Petition Strategy for Non-Standard Work Schedules

Commission-based workers, delivery drivers, rideshare drivers, and on-call employees face higher LDP denial rates in Ohio because their schedules do not fit the fixed-window model most judges prefer. Your petition must reframe variable hours into a documentable pattern. If you work on-call but typically receive calls between 6:00 AM and 10:00 PM, request that full window and provide call logs or scheduling records showing the historical pattern. Some Ohio courts allow conditional approval language. The order might state approved hours are 7:00 AM to 6:00 PM Monday through Friday, with conditional approval for weekend driving if documented by employer verification submitted to the court clerk 48 hours in advance. This structure works for drivers whose weekend shifts are scheduled in advance but not predictable at the time of petition. Gig economy work and rideshare driving are almost never approved under Ohio LDP. Courts view these as discretionary income rather than necessary employment, and the lack of fixed routes or schedules makes enforcement impractical. If rideshare income is your only source, you will likely need to find alternative employment with a documentable schedule before petitioning, or remain without driving privileges for the full suspension period.

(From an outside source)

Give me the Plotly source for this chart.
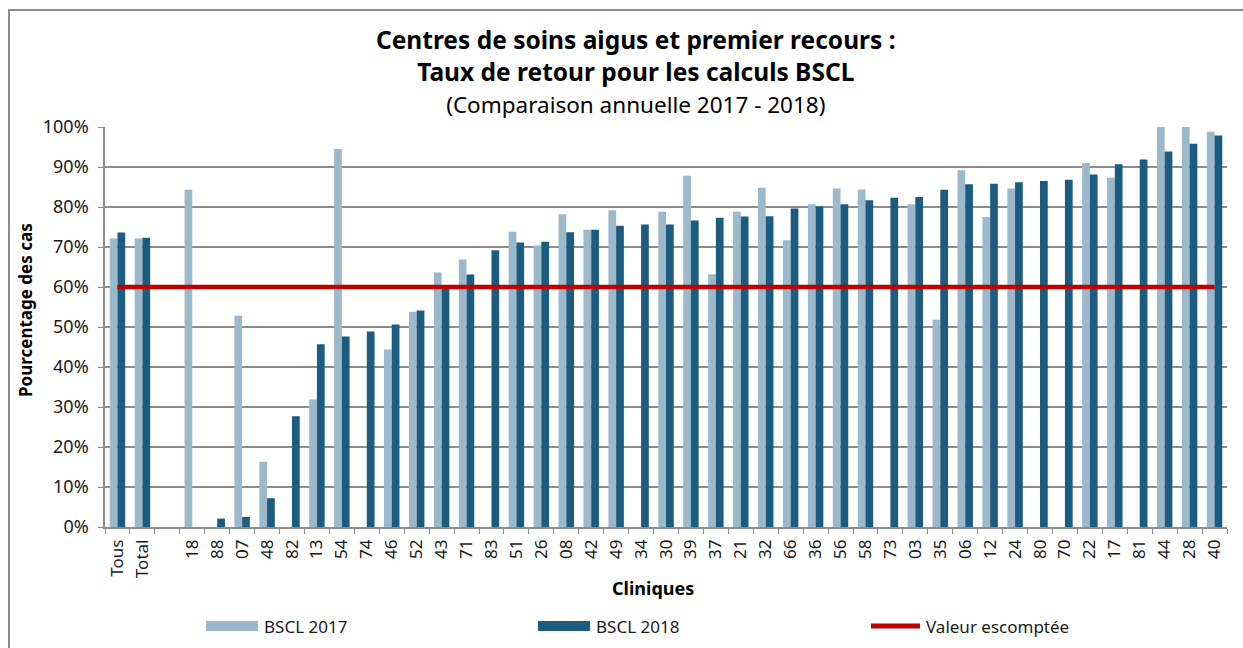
import plotly.graph_objects as go

categories = ["Tous", "Total", " ", "18", "88", "07", "48", "82", "13", "54", "74", "46", "52", "43",
              "71", "83", "51", "26", "08", "42", "49", "34", "30", "39", "37", "21", "32", "66",
              "36", "56", "58", "73", "03", "35", "06", "12", "24", "80", "70", "22", "17", "81",
              "44", "28", "40"]

bscl_2017 = [72.1, 72.1, None, 84.3, None, 52.8, 16.3, None, 31.9, 94.5, None, 44.4, 53.8, 63.6,
             66.9, None, 73.8, 70.4, 78.2, 74.3, 79.2, None, 78.8, 87.8, 63.2, 78.8, 84.8, 71.7,
             80.7, 84.6, 84.4, None, 80.7, 51.8, 89.2, 77.5, 84.6, None, None, 91.0, 87.3, None,
             100.0, 100.0, 98.8]

bscl_2018 = [73.6, 72.3, None, None, 2.1, 2.5, 7.2, 27.7, 45.7, 47.6, 48.9, 50.6, 54.1, 60.3,
             63.1, 69.2, 71.1, 71.3, 73.7, 74.3, 75.3, 75.6, 75.6, 76.6, 77.3, 77.6, 77.7, 79.6,
             80.2, 80.7, 81.7, 82.3, 82.5, 84.3, 85.7, 85.8, 86.2, 86.5, 86.8, 88.1, 90.7, 91.9,
             93.9, 95.8, 97.9]

expected_value = 60

C17 = "#9BB9CA"
C18 = "#1B5C80"
CRED = "#C00000"
GRID = "#8C8C8C"
FONT = "Noto Sans"
TXT = "#1a1a1a"

W, H = 1243, 648
L, R, T, B = 105, 1227, 127, 527


def px(x):
    return (x - L) / (R - L)


def py(y):
    return (B - y) / (B - T)


fig = go.Figure()
fig.add_trace(go.Bar(x=categories, y=bscl_2017, name="BSCL 2017", marker_color=C17,
                     marker_line_width=0, showlegend=False))
fig.add_trace(go.Bar(x=categories, y=bscl_2018, name="BSCL 2018", marker_color=C18,
                     marker_line_width=0, showlegend=False))
fig.add_trace(go.Scatter(x=categories, y=[expected_value] * len(categories), mode="lines",
                         name="Valeur escomptée", line=dict(color=CRED, width=4.5),
                         showlegend=False))

title_text = ("<span style='font-size:24.5px'><b>Centres de soins aigus et premier recours :</b></span><br>"
              "<span style='font-size:24.5px'><b>Taux de retour pour les calculs BSCL</b></span><br>"
              "<span style='font-size:22.5px'>(Comparaison annuelle 2017 - 2018)</span>")

annotations = [
    dict(text=title_text, x=px(636), y=py(71),
         font=dict(family=FONT, size=24.5, color="black")),
    dict(text="<b>Cliniques</b>", x=px(653), y=py(588),
         font=dict(family=FONT, size=18, color="black")),
    dict(text="<b>Pourcentage des cas</b>", x=px(25), y=py(310), textangle=-90,
         font=dict(family=FONT, size=17, color="black")),
]
for a in annotations:
    a.update(xref="paper", yref="paper", showarrow=False, xanchor="center", yanchor="middle")

# manual legend
legend_items = [("BSCL 2017", C17, 206), ("BSCL 2018", C18, 538), ("Valeur escomptée", CRED, 868)]
shapes = []
for name, col, x0 in legend_items:
    if name == "Valeur escomptée":
        shapes.append(dict(type="line", xref="paper", yref="paper", x0=px(x0 + 3), x1=px(x0 + 52),
                           y0=py(626), y1=py(626), line=dict(color=CRED, width=5)))
    else:
        shapes.append(dict(type="rect", xref="paper", yref="paper", x0=px(x0), x1=px(x0 + 52),
                           y0=py(631), y1=py(621), fillcolor=col, line=dict(width=0)))
    annotations.append(dict(text=name, x=px(x0 + 56), y=py(626), xref="paper", yref="paper",
                            showarrow=False, xanchor="left", yanchor="middle",
                            font=dict(family=FONT, size=17, color=TXT)))

# outer border
shapes.append(dict(type="rect", xref="paper", yref="paper", x0=px(9), x1=px(1260), y0=py(10),
                   y1=py(660), line=dict(color="#8C8C8C", width=2), fillcolor="rgba(0,0,0,0)",
                   layer="below"))

fig.update_layout(
    width=W, height=H,
    margin=dict(l=L, r=W - R, t=T, b=H - B, autoexpand=False),
    plot_bgcolor="white", paper_bgcolor="white",
    barmode="group", bargap=0.38, bargroupgap=0,
    font=dict(family=FONT, size=17, color=TXT),
    annotations=annotations, shapes=shapes,
    xaxis=dict(type="category", categoryorder="array", categoryarray=categories,
               tickangle=-90, tickfont=dict(size=17, color=TXT), ticklabelstandoff=4,
               showline=True, linecolor=GRID, linewidth=1.5,
               ticks="outside", tickson="boundaries", ticklen=5, tickcolor=GRID,
               showgrid=False, range=[-0.5, len(categories) - 0.5]),
    yaxis=dict(range=[0, 100], dtick=10, ticksuffix="%", tickfont=dict(size=18, color=TXT),
               ticklabelstandoff=6,
               showline=True, linecolor=GRID, linewidth=1.5,
               ticks="outside", ticklen=5, tickcolor=GRID,
               showgrid=True, gridcolor=GRID, gridwidth=1.5, zeroline=False),
)

fig.write_html("out.html", config={"displayModeBar": False},
               post_script="document.body.style.margin='0px';")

SR-22 Insurance and Cost Stack for Ohio LDP

Ohio requires SR-22 filing for most OVI suspensions and some insurance-related suspensions. The SR-22 setup adds approximately $25 to $50 as a one-time filing fee through your insurer, and premiums for high-risk drivers holding LDP in Ohio typically range from $140 to $250 per month depending on age, county, and violation history. Ignition interlock device installation is mandatory for OVI-related LDP in Ohio under ORC 4510.022. Installation costs approximately $100 to $150, with monthly monitoring fees of $70 to $100. The interlock vendor must be approved by the Ohio Department of Public Safety. Total interlock cost over a one-year LDP period typically reaches $950 to $1,300. Court filing fees for LDP petitions vary by county in Ohio. Expect $50 to $150 depending on the court. Some courts also require a separate motion fee if you need to amend your approved hours or routes after the initial order is granted. The full cost stack for a one-year OVI-related LDP in Ohio — including petition fees, SR-22 setup, premium increase, and interlock — typically totals $3,200 to $5,800 over the first year.